The House Oversight and Investigations Subcommittee held the fourth in a series of hearings probing allegations of discrimination and retaliation at the Consumer Financial Protection Bureau (CFPB). The July 30 hearing marked the first time the subcommittee heard directly from CFPB Director Richard Cordray on the issue.
Cordray told subcommittee members that he takes seriously concerns about the bureau’s work environment. He also acknowledged that, in the race to build the new agency from scratch, the bureau “did not get everything right” for its employees. He said, however, that the bureau has since taken steps to address workplace issues.
Cordray said that when the CFPB found that many categories of employees were treated unequally under its performance rating system, the bureau scrapped the system and now plans to work with its union to develop a new one.
The bureau has worked to ensure that “diversity and inclusion are more deeply ingrained” in its culture, Cordray said. For instance, he noted that the CFPB’s Office of Minority and Women Inclusion has been elevated to work directly out of his office. The bureau has also conducted dozens of agency-wide listening sessions to hear directly from employees about their experience with equality and fairness.
“I am committed to ensuring that all bureau employees are treated fairly and that they receive the respect and dignity they deserve,” Cordray said.
Republicans weren’t impressed. They argued that the bureau hasn’t done enough to hold its managers accountable. They questioned the agency’s policy of paying the legal expenses of some of its managers. They also expressed doubts regarding whether top bureau officials take the subcommittee’s oversight seriously.

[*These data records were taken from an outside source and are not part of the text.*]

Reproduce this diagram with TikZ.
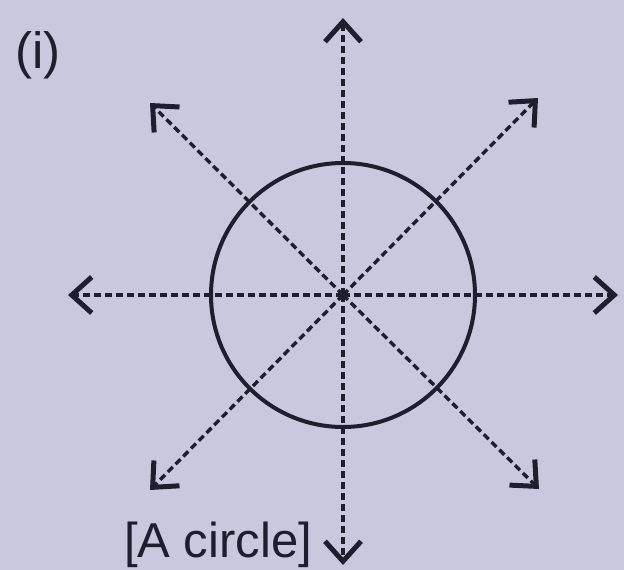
\documentclass[tikz,border=0pt]{standalone}
\usepackage{fontspec}
\setmainfont{Liberation Sans}
\usetikzlibrary{arrows.meta}
\definecolor{bg}{RGB}{201,200,222}
\definecolor{ink}{RGB}{30,30,46}
\begin{document}
\begin{tikzpicture}[x=1pt,y=-1pt,
  ray/.style={ink,line width=3.4pt,dash pattern=on 7pt off 4pt,
    -{Straight Barb[length=20pt,width=36pt,line width=5pt]}},
  lbl/.style={ink,inner sep=0pt}]
\fill[bg] (0,0) rectangle (624,570);
\useasboundingbox (0,0) rectangle (624,570);
\coordinate (c) at (343,295);
\coordinate (t) at (343,18);
\coordinate (b) at (343,565);
\coordinate (l) at (68,295);
\coordinate (r) at (618,295);
\coordinate (ul) at (150,103);
\coordinate (ur) at (538,98);
\coordinate (dl) at (150,490);
\coordinate (dr) at (539,489);
\draw[ink,line width=4pt] (c) circle (132);
\foreach \p in {t,b,l,r,ul,ur,dl,dr} \draw[ray] (c) -- (\p);
\fill[ink] (c) circle (5);
\node[lbl,font=\fontsize{51}{51}\selectfont] (n1) at (38,55) {(i)};
\node[lbl,font=\fontsize{49}{49}\selectfont,anchor=base] (n2) at (218,557) {[A circle]};
\end{tikzpicture}
\end{document}
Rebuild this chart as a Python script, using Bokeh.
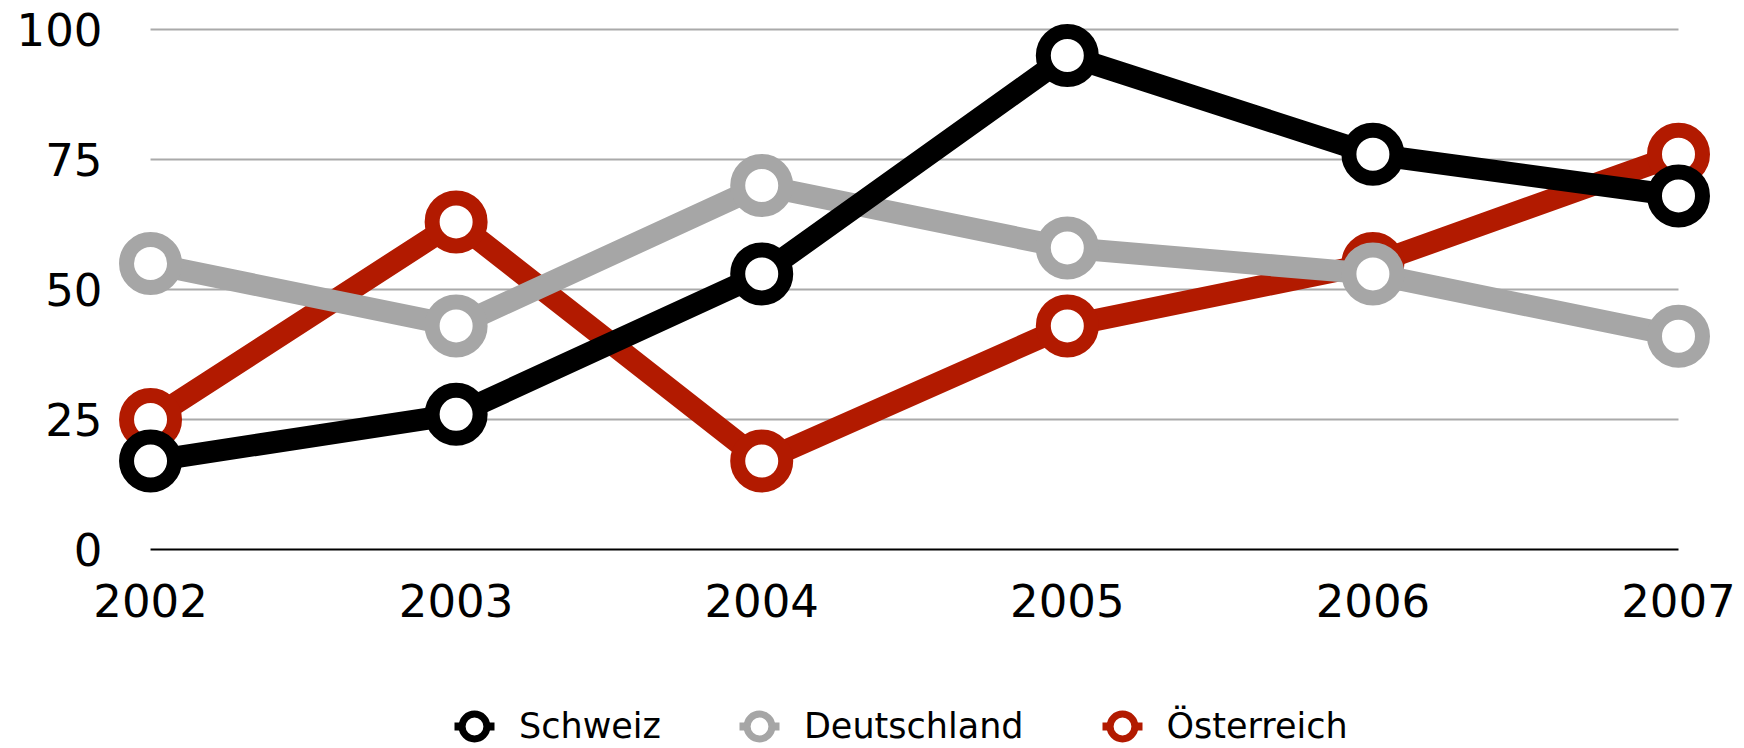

The subcommittee’s leaders also announced that the Government Accountability Office has agreed to look into claims regarding the CFPB’s workplace culture.
Some lawmakers discussed specific claims that were raised during previous hearings.
In June, Ali Naraghi, an examiner in the Southeast Region of the CFPB’s Division of Supervision, Enforcement and Fair Lending, testified before the subcommittee that “favoritism and cronyism runs rampant at the bureau.” Naraghi said he witnessed instances of gross mismanagement in the Southeast Region and suffered retaliation when he voiced his concerns to his superiors.
Naraghi claimed that, on at least some occasions, the CFPB engaged in “results-oriented examinations” where bureau headquarters seemed determined to find violations at a supervised firm even if none were initially discovered. He also said lawyers from the CFPB’s enforcement division occasionally mentioned plans to bring an enforcement action against a company before exam work was completed or violations were discovered.
Cordray defended the CFPB’s supervision program, contending that those claims are neither accurate nor justified.
“Our supervision program has been looked at very carefully three times now,” Cordray said. “It’s been looked at by the inspector general, it’s been looked at by the U.S. Chamber of Commerce … [and] it’s been looked at by the clearinghouse of the large banks, all of whom determined that our supervision program is being run professionally and capably.“
Cordray also indicated that he would welcome Congressional scrutiny of the supervision program should lawmakers decide to probe the claims further.